Our imperfect solution was to restrict how many results are coming back and make note of the restriction in the visualization.  If a person has several relationships, and one of those related people has dozens and dozens of connections, we are not displaying that particular related person’s secondary connections.  If a person has scads of immediate connections, then we do not display the second ring of connections with a relationship to all those immediate connections.  This strategy means that the visualization charts are once again usable.  You can still get an idea of how well connected an individual was in the OSCYS world with the numbers of omitted individuals.  You can still explore the types of immediate connections.

Huge cluster of individuals around Francis Scott Key which is almost unreadable
Francis Scott key’s visualization is still a little bit silly even with the secondary relationships omitted

Though the secondary connections may be less accessible, now, it seems less critical to know that a person’s attorney knew many people (which the original person may not have interacted with) through the courts, than that this person had an attorney, a brother, a neighbor, and a slaveholder against whom they were petitioning.

graph of individuals colored to explain relationship typeNetwork visualization with several individuals’ connections omitted

An unexpected perk of handling the visualization problem through limiting hugely well-connected individuals is that we were able to add clerks and judges back into the mix and so note the number of their relationships, whereas before they were entirely absent from the chart.

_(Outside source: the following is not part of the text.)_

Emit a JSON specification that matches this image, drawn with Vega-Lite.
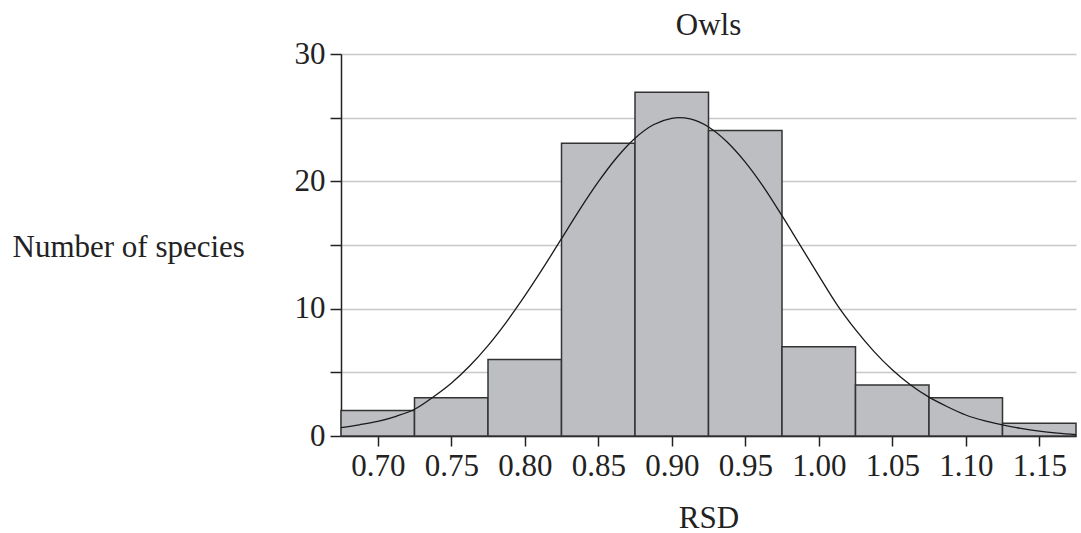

I’m not entirely happy with this solution, of course.  I would rather find some way to present the networks which is straightforward and usable, but at least for now, the interactive network visualizations have survived when it appeared that this portion of the site might need to be shuttered.  Perhaps in the future we will be able to revisit them and find either a new way of presenting the information or come across a new method for presenting them in a similar but more manageable way!